Word from our man in Tokyo throws some new light, for us, on the fishing trawler dispute between China and Japan. He says that there is a sense among officials that this is only the latest, if most serious, incident in a series of tests by Beijing over the past year of where Japan sees its security interests as truly lying: to what extent is the long-standing alliance with the U.S. weakening; and to what extent would a more Asia-focused security policy mean that Tokyo would see Beijing as a competitor or a rival?

While the governing DJP has been pushing improved relations with China and lessening Japan’s dependence on the U.S., the recent change of prime minister from Hatoyama to Kan has caused that pendulum to swing back a bit towards the alliance with the U.S., notably in terms of maintaining the existing agreements over the location of U.S. forces in Okinawa.

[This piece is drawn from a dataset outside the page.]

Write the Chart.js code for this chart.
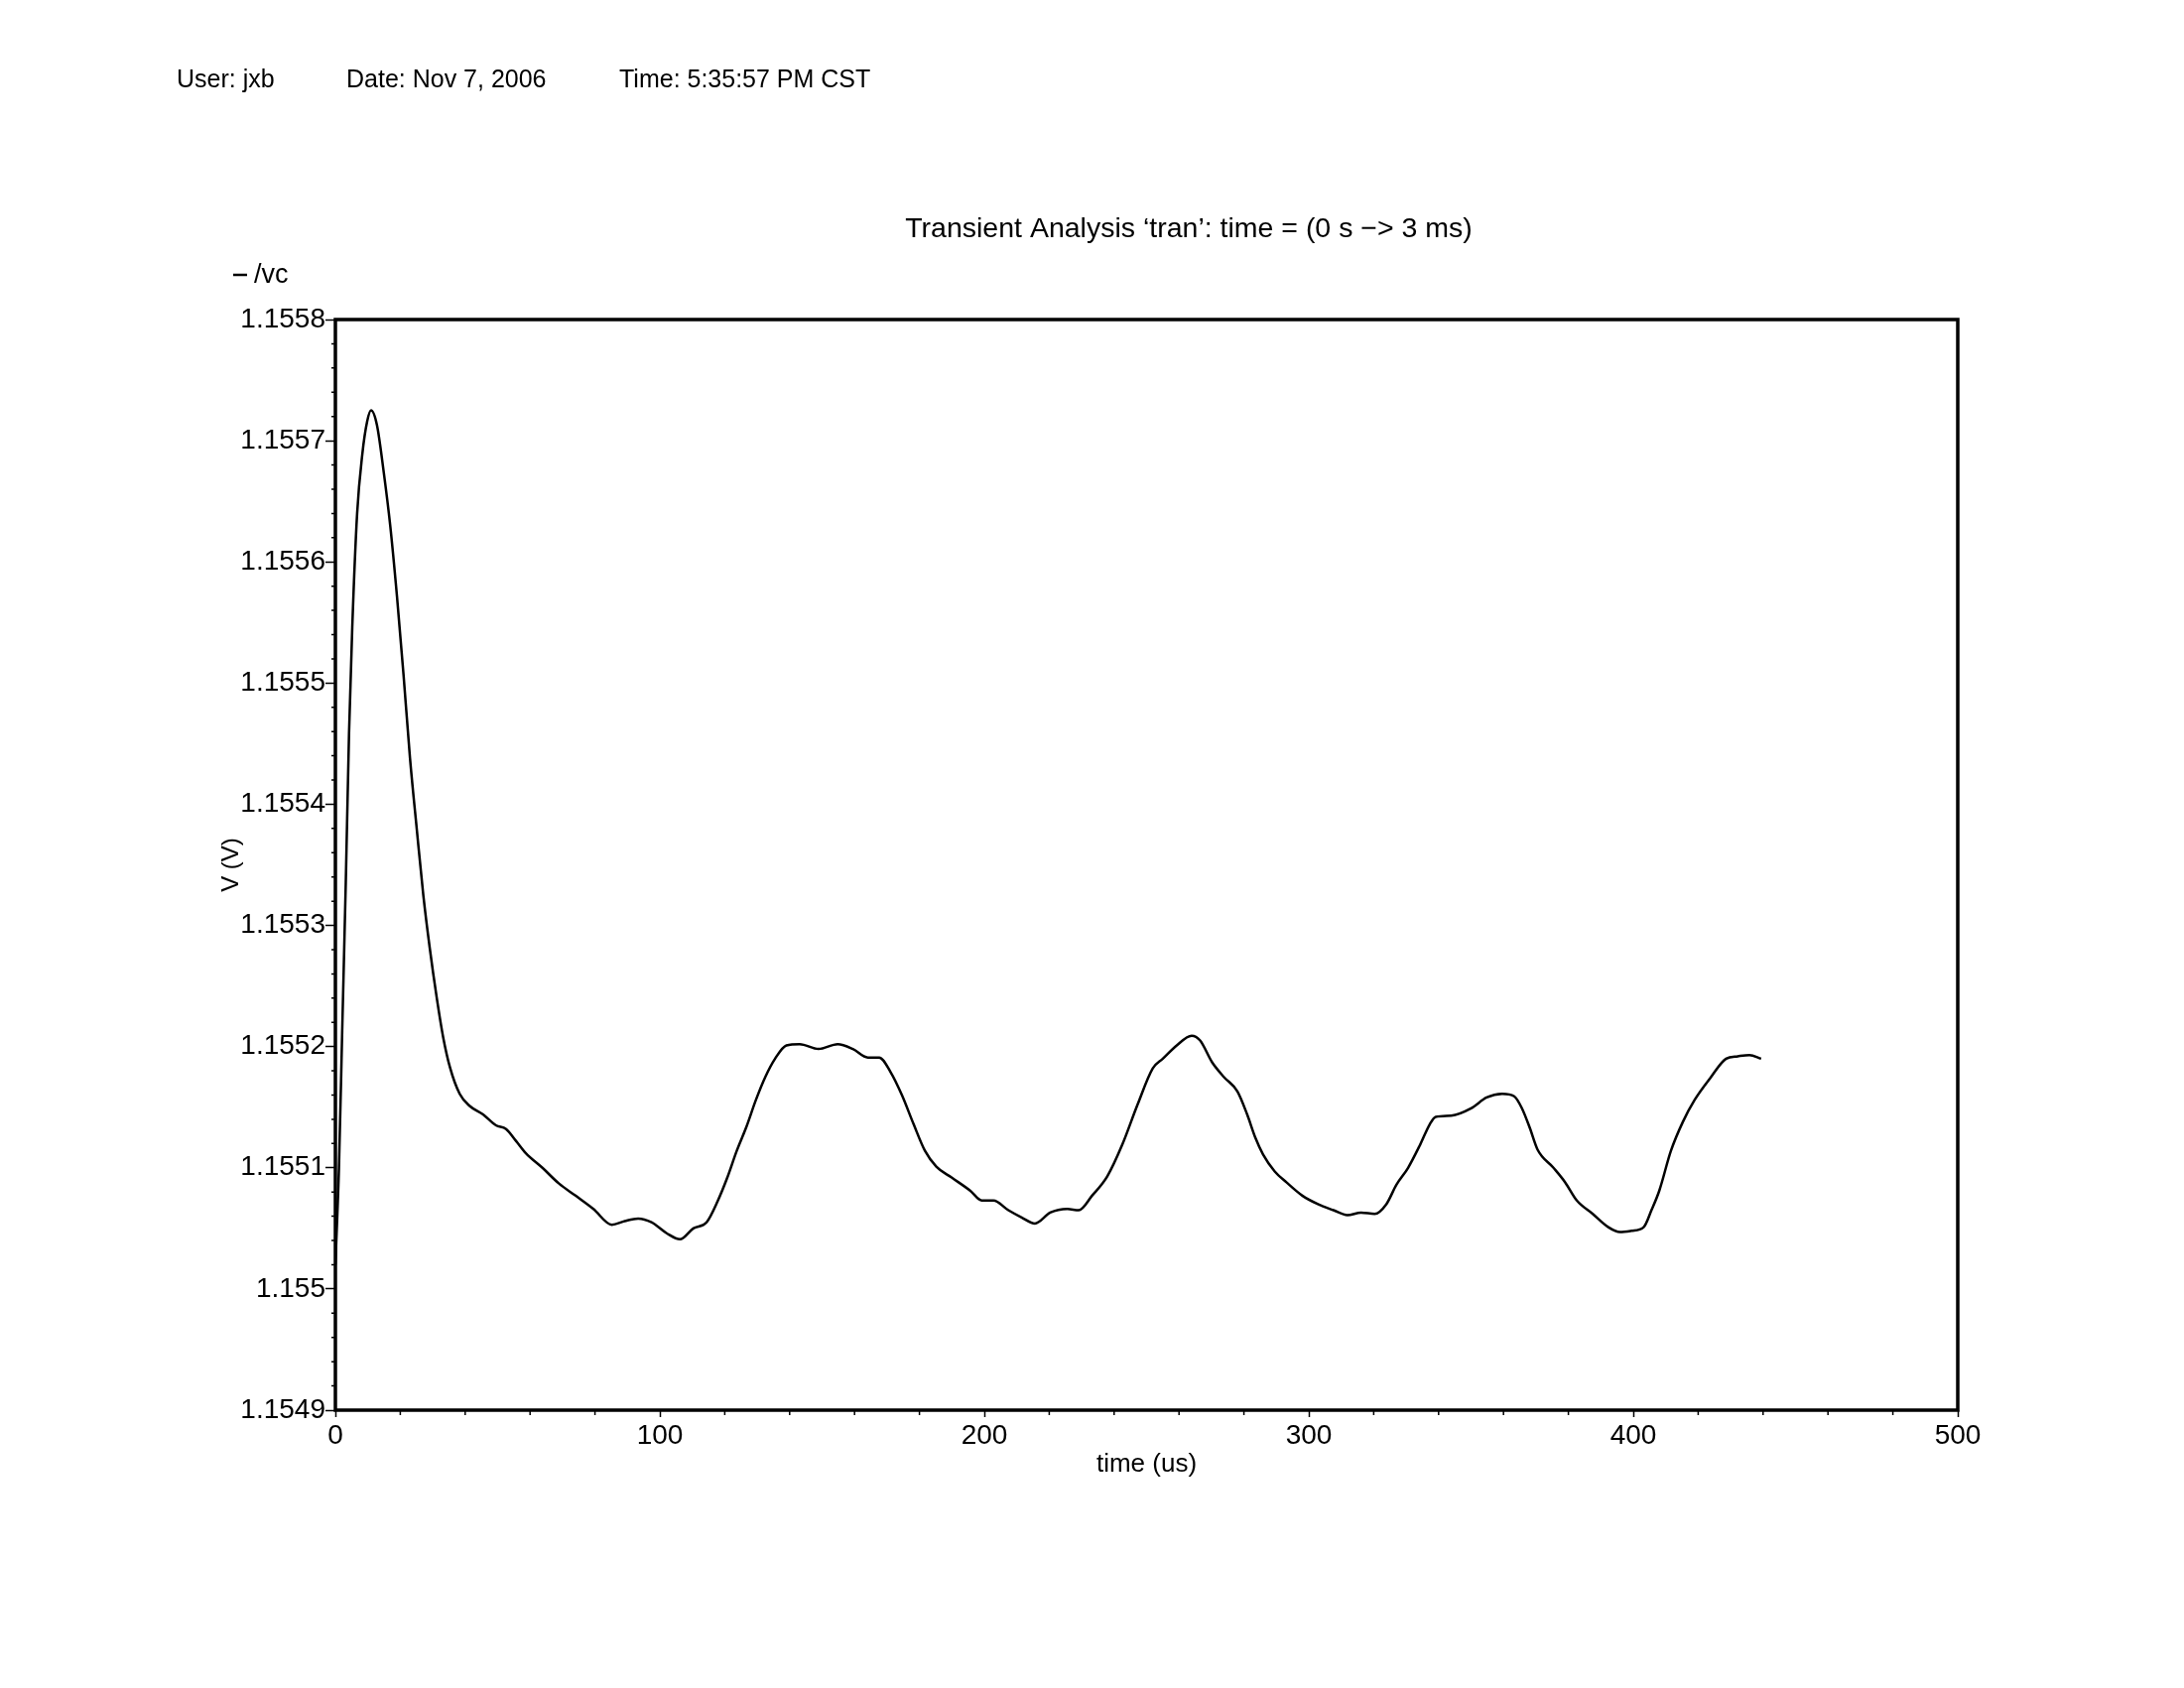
<!DOCTYPE html>
<html>
<head>
<meta charset="utf-8">
<title>Transient Analysis 'tran'</title>
<script src="https://cdn.jsdelivr.net/npm/chart.js@4.4.1/dist/chart.umd.min.js"></script>
<style>
	html, body { margin: 0; padding: 0; background: #fff; }
	canvas { display: block; }
</style>
</head>
<body>
<canvas id="tran-chart" width="2201" height="1701"></canvas>
<script>
// values: time in us, /vc in V
const timeUs = [
	0, 1.1, 2.1, 3.2, 4.2, 5.2, 6.7, 8.3, 9.8, 11.0, 12.8, 14.9, 16.9, 19.0, 21.0,
	23.0, 25.1, 27.1, 29.1, 31.2, 33.2, 35.3, 38.3, 41.4, 45.5, 49.5, 52.6, 55.7,
	58.7, 63.8, 68.9, 74.0, 79.5, 85.2, 89.2, 93.3, 97.4, 102.1, 106.2, 110.3,
	114.4, 117.9, 120.8, 123.7, 126.7, 129.6, 132.5, 135.5, 139, 143.1, 148.9,
	154.8, 159.5, 164.1, 167.6, 171.1, 174.6, 178.2, 181.7, 185.2, 189.9, 195.7,
	199.2, 202.8, 207.4, 211.5, 215.6, 220.3, 225.6, 229.1, 233.2, 237.9, 242.5,
	247.2, 251.9, 255.0, 259.3, 263.9, 266.5, 270.2, 273.8, 278, 281, 283.5,
	285.9, 289.5, 293.1, 298, 302.8, 307.6, 311.9, 316.1, 320.3, 323.9, 327,
	330.6, 334.3, 337.3, 339.1, 343.9, 350, 354.8, 359.6, 363.3, 365.7, 368.1,
	370.5, 375.4, 379, 382.6, 387.5, 392.3, 395.9, 399.5, 403.2, 405.6, 408,
	411.6, 415.3, 418.9, 423.7, 428.6, 432.2, 435.8, 439.4,
];
const vcVolts = [
	1.15502, 1.1551, 1.155213, 1.155335, 1.155458, 1.155546, 1.15564, 1.155689,
	1.155716, 1.155725, 1.155713, 1.155674, 1.15563, 1.155571, 1.155507,
	1.155438, 1.155379, 1.155325, 1.155281, 1.155241, 1.155208, 1.155183,
	1.155161, 1.155151, 1.155144, 1.155135, 1.155132, 1.155122, 1.155112,
	1.1551, 1.155087, 1.155077, 1.155066, 1.155053, 1.155056, 1.155058,
	1.155055, 1.155046, 1.155041, 1.15505, 1.155055, 1.155073, 1.155092,
	1.155114, 1.155134, 1.155156, 1.155175, 1.15519, 1.155201, 1.155202,
	1.155198, 1.155202, 1.155198, 1.155191, 1.155191, 1.155179, 1.15516,
	1.155136, 1.155114, 1.155101, 1.155092, 1.155081, 1.155073, 1.155073,
	1.155065, 1.155059, 1.155054, 1.155063, 1.155066, 1.155065, 1.155077,
	1.155093, 1.155119, 1.155152, 1.155182, 1.15519, 1.155201, 1.155209,
	1.155205, 1.155187, 1.155175, 1.155163, 1.155144, 1.155125, 1.155111,
	1.155097, 1.155088, 1.155077, 1.15507, 1.155065, 1.155061, 1.155063,
	1.155062, 1.15507, 1.155086, 1.1551, 1.155119, 1.155136, 1.155142,
	1.155143, 1.155149, 1.155158, 1.155161, 1.155159, 1.155149, 1.155133,
	1.155115, 1.1551, 1.155088, 1.155073, 1.155062, 1.155051, 1.155047,
	1.155048, 1.155051, 1.155065, 1.155081, 1.155114, 1.155138, 1.155156,
	1.155174, 1.15519, 1.155192, 1.155193, 1.15519,
];

const xTickValues = [0, 100, 200, 300, 400, 500];
const xTickLabels = ['0', '100', '200', '300', '400', '500'];
const yTickValues = [
	1.1549, 1.155, 1.1551, 1.1552, 1.1553, 1.1554, 1.1555, 1.1556, 1.1557, 1.1558,
];
const yTickLabels = [
	'1.1549', '1.155', '1.1551', '1.1552', '1.1553', '1.1554', '1.1555', '1.1556',
	'1.1557', '1.1558',
];
const headerTexts = ['User: jxb', 'Date: Nov 7, 2006', 'Time: 5:35:57 PM CST'];
const plotTitle = 'Transient Analysis \u2018tran\u2019: time = (0 s \u2212> 3 ms)';
const signalName = '/vc';

const FONT = '"Liberation Sans", Arial, Helvetica, sans-serif';

// frame, minor ticks, header, title and signal legend
const pageDecor = {
	id: 'pageDecor',
	afterDraw( chart ) {
		const { ctx, chartArea: area } = chart;
		const xScale = chart.scales.x;
		const yScale = chart.scales.y;
		ctx.save();

		ctx.strokeStyle = '#000';
		ctx.lineWidth = 3.5;
		ctx.strokeRect( area.left, area.top, area.right - area.left, area.bottom - area.top );

		// minor ticks: 5 per major step
		ctx.lineWidth = 1.5;
		ctx.beginPath();
		for ( let i = 0; i < yTickValues.length - 1; i++ ) {
			const step = ( yTickValues[ i + 1 ] - yTickValues[ i ] ) / 5;
			for ( let k = 1; k < 5; k++ ) {
				const py = yScale.getPixelForValue( yTickValues[ i ] + k * step );
				ctx.moveTo( area.left - 4, py );
				ctx.lineTo( area.left, py );
			}
		}
		for ( let i = 0; i < xTickValues.length - 1; i++ ) {
			const step = ( xTickValues[ i + 1 ] - xTickValues[ i ] ) / 5;
			for ( let k = 1; k < 5; k++ ) {
				const px = xScale.getPixelForValue( xTickValues[ i ] + k * step );
				ctx.moveTo( px, area.bottom );
				ctx.lineTo( px, area.bottom + 5 );
			}
		}
		ctx.stroke();

		ctx.fillStyle = '#000';
		ctx.textBaseline = 'alphabetic';
		ctx.textAlign = 'left';
		ctx.font = '25px ' + FONT;
		const headerX = [ 178, 349, 624 ];
		headerTexts.forEach( ( text, i ) => ctx.fillText( text, headerX[ i ], 88 ) );

		ctx.font = '28.5px ' + FONT;
		ctx.textAlign = 'center';
		ctx.fillText( plotTitle, 1198, 239 );

		// signal legend: line sample + name
		ctx.lineWidth = 2.5;
		ctx.beginPath();
		ctx.moveTo( 235, 277 );
		ctx.lineTo( 249, 277 );
		ctx.stroke();
		ctx.font = '27px ' + FONT;
		ctx.textAlign = 'left';
		ctx.fillText( signalName, 256, 285 );

		ctx.restore();
	},
};

const tranConfig = {
	type: 'line',
	data: {
		datasets: [
			{
				label: signalName,
				data: timeUs.map( ( t, i ) => ( { x: t, y: vcVolts[ i ] } ) ),
				borderColor: '#000',
				borderWidth: 2.5,
				pointRadius: 0,
				fill: false,
				cubicInterpolationMode: 'monotone',
			},
		],
	},
	options: {
		responsive: false,
		animation: false,
		layout: {
			padding: { left: 200, top: 322, right: 228, bottom: 200 },
		},
		plugins: {
			legend: { display: false },
			tooltip: { enabled: false },
		},
		scales: {
			x: {
				type: 'linear',
				min: 0,
				max: 500,
				afterBuildTicks: ( scale ) => {
					scale.ticks = xTickValues.map( ( value ) => ( { value } ) );
				},
				afterFit: ( scale ) => {
					scale.height = 80;
				},
				ticks: {
					autoSkip: false,
					maxRotation: 0,
					padding: 2,
					color: '#000',
					font: { family: FONT, size: 28 },
					callback: ( value, index ) => xTickLabels[ index ],
				},
				grid: {
					drawOnChartArea: false,
					tickLength: 7,
					tickWidth: 1.5,
					tickColor: '#000',
				},
				border: { display: false },
				title: {
					display: true,
					text: 'time (us)',
					color: '#000',
					font: { family: FONT, size: 26 },
					padding: { bottom: 10 },
				},
			},
			y: {
				type: 'linear',
				min: 1.1549,
				max: 1.1558,
				afterBuildTicks: ( scale ) => {
					scale.ticks = yTickValues.map( ( value ) => ( { value } ) );
				},
				afterFit: ( scale ) => {
					scale.width = 138;
				},
				ticks: {
					autoSkip: false,
					padding: 0,
					color: '#000',
					font: { family: FONT, size: 28 },
					callback: ( value, index ) => yTickLabels[ index ],
				},
				grid: {
					drawOnChartArea: false,
					tickLength: 10,
					tickWidth: 1.5,
					tickColor: '#000',
				},
				border: { display: false },
				title: {
					display: true,
					text: 'V (V)',
					color: '#000',
					font: { family: FONT, size: 24 },
					padding: { top: 19 },
				},
			},
		},
	},
	plugins: [ pageDecor ],
};

window.tranChart = new Chart( document.getElementById( 'tran-chart' ), tranConfig );
</script>
</body>
</html>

That swing is also reflected in Kan’s choice for foreign minister, Seiji Maehara, who falls squarely into the China-as-rival camp. Maehara has repeated that the islands in the East China Sea at the heart of the current dispute, the Senkakus (Diaoyus to China), are inalienable Japanese territory, though to be fair, even the most pro-Chinese Japanese politician holds the same line.

Japanese officials still believe that China will, after sufficient chest-thumping, accept that the rule of law holds in Japan and that Tokyo cannot overrule the legal process for political ends — as Beijing increasingly says publicly that it can’t with its own legal system. Fingers are crossed that the detained captain of the Chinese fishing trawler will be released by Japanese prosecutors with a warning. He faces up to three years in prison if court charges are brought and he is convicted; Beijing might not have enough invective left in that event. For all the belief in rule of law, as well as fingers being crossed, no doubt a few arms are being discreetly twisted, too.

A release would allow for face to be retained on both sides and the incident to be defused. It would not ease the underlying tensions, however. Japan is likely to continue its build up of ground and naval forces in and around the disputed waters of the East China Sea and to be sure that it keeps the U.S. over its shoulder. For its part, Beijing is likely to continue to keep probing a Japan still looking for its place in the new security environment of the western Pacific where a more assertive China is willing to test boundaries first and resolve disputes after.

Update: Xinhua is reporting that four Japanese have been detained for unauthorized entry into a military zone in Hebei.